Graham Vigrass recorded nine of his game high 26 kills in the fourth set and recorded the last four points for the team as the Dinos were able to squeeze out a 25-23 victory, setting up yet another decisive fifth set. With the team trailing 13-11 they once again elevated their play at the most opportune time, winning the set's final four points to steal yet another match from their opponent.
As the Dinos swarmed the court to celebrate, it was another fifth-year veteran who sternly reminded the team that their end goal had yet to be reached.
"This is not over," Pat Lenaour repeated over and over to his team. As happy as the team was to knock off the defending champs, they knew their end goal was yet to be reached.
For a team with no previous experience in the CIS tournament, the Dinos players showed great poise in what was the biggest game of their CIS careers. To add to the pressure, upwards of 500 rowdy fans from TWU made the trip up to Kamloops to support their team. Durrant has talked all year to his team about bringing a "10" performance when they needed it the most.
"To me that was as close to a 10 performance as possible. I thought we handled [the pressure] tremendously," said Durrant. "We couldn't have asked for any better."
The Dinos took the final in four sets, finally reaching the goal they set out to accomplish at the beginning of the season.
Vigrass was the standout player for the Dinos throughout the tournament, and he took home the MVP honours. His stats were remarkable, as he averaged 4.43 kills per set and was selected as player of the match twice, including in the final.
Jay Blankenau was named to the tournament all-star team, and players such as James, Oleg Podporin and David Egan all had strong showings for the Dinos. Durrant was quick to praise each of his players and said the feeling when they won was so great it was hard to put in words.
"It was pure joy for 22 of us who had worked really hard all year," he said.

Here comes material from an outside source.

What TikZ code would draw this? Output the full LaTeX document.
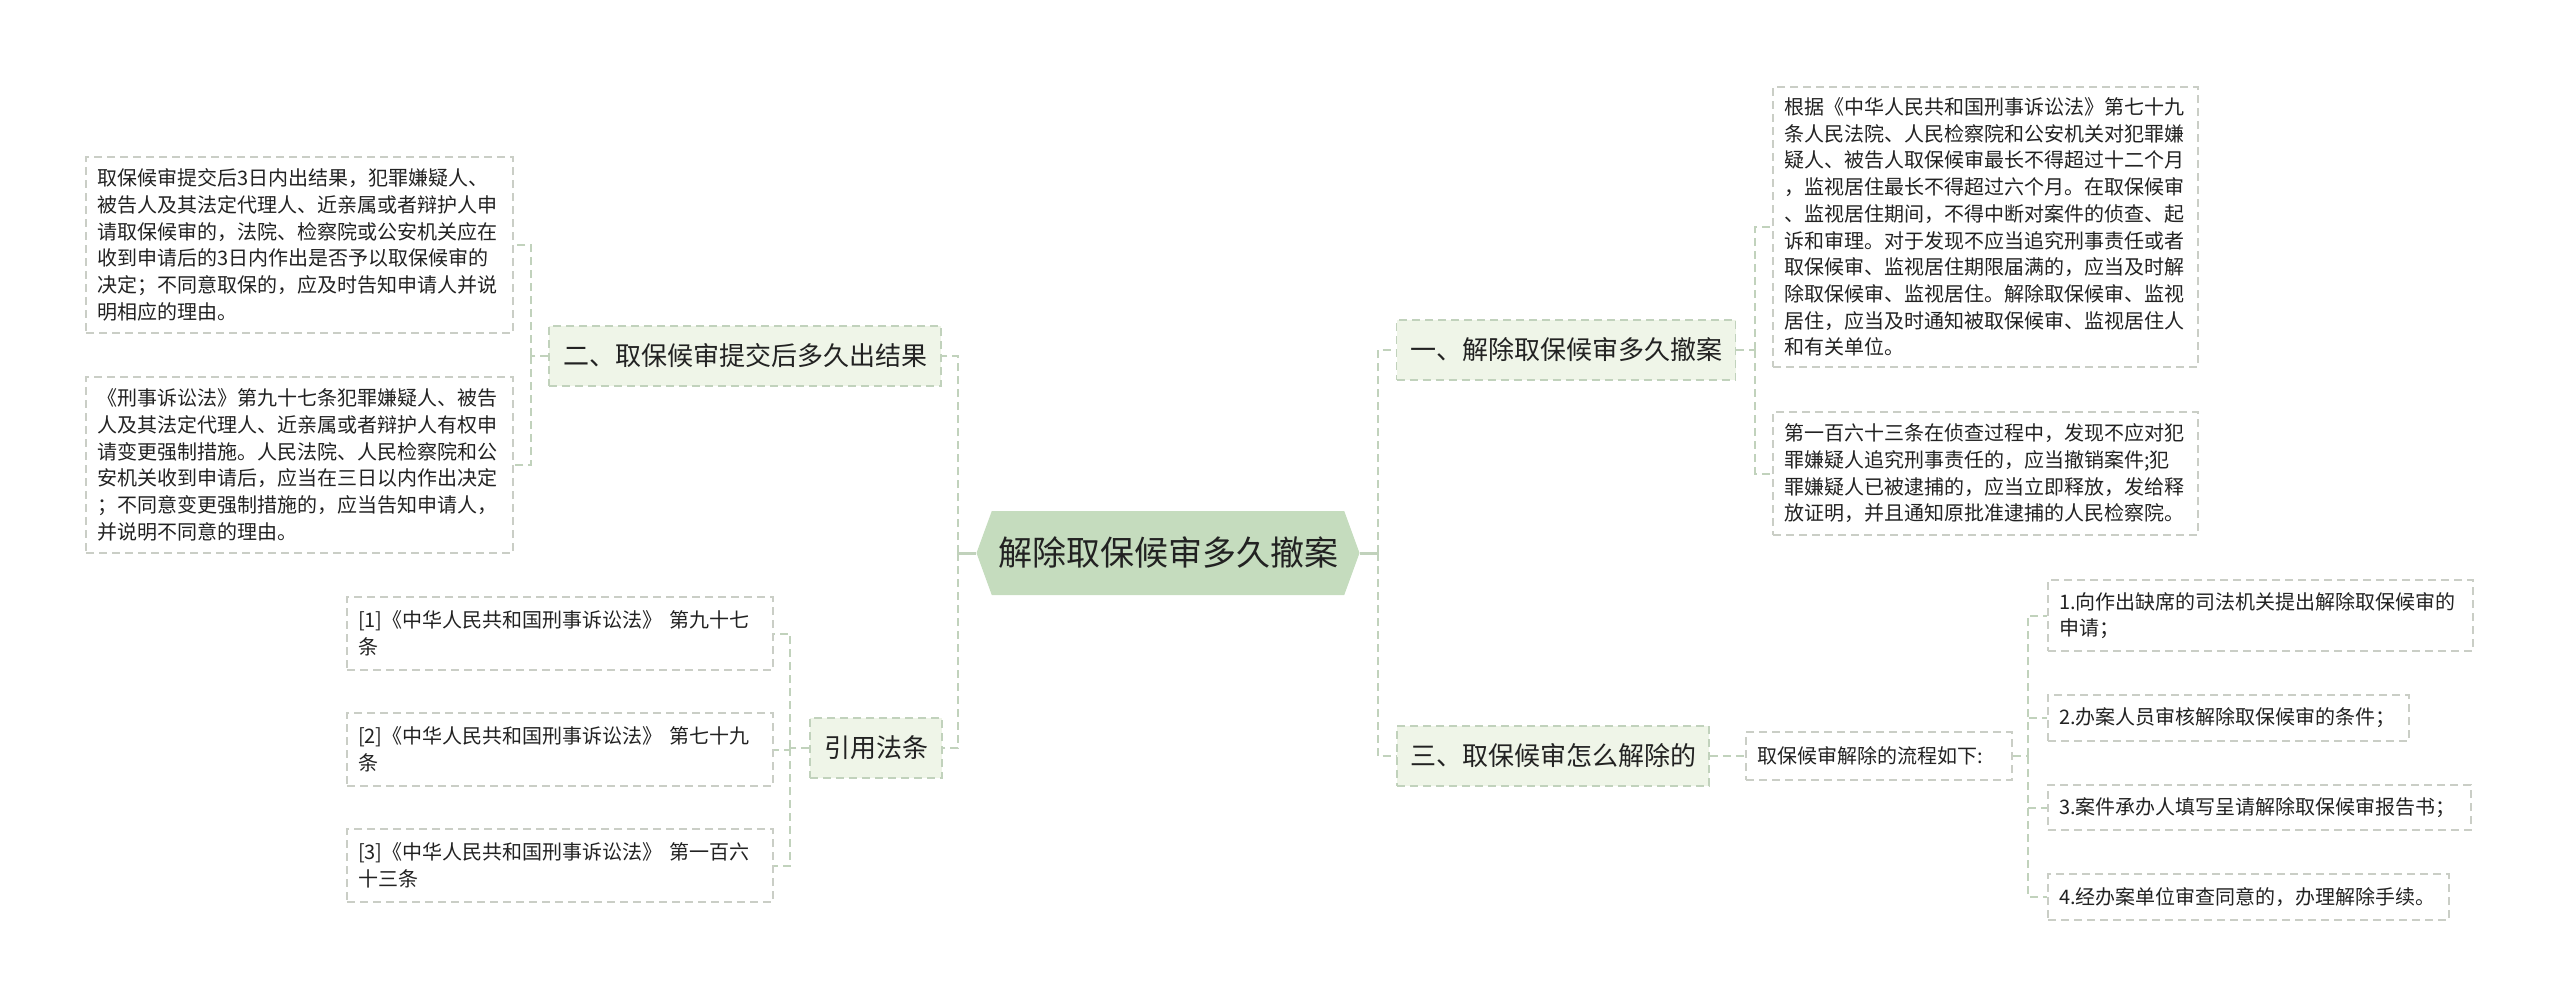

The Dinos seemed to be in trouble a little over a month ago after back-to-back losses late in the regular season to the Brandon University Bobcats. Following the games, the team held a players-only meeting to try to, as Egan put it, "right the ship" before heading into the playoffs. There is no question that from then on the "ship" was headed in a completely different direction. It was a path that eventually led the team to CIS glory.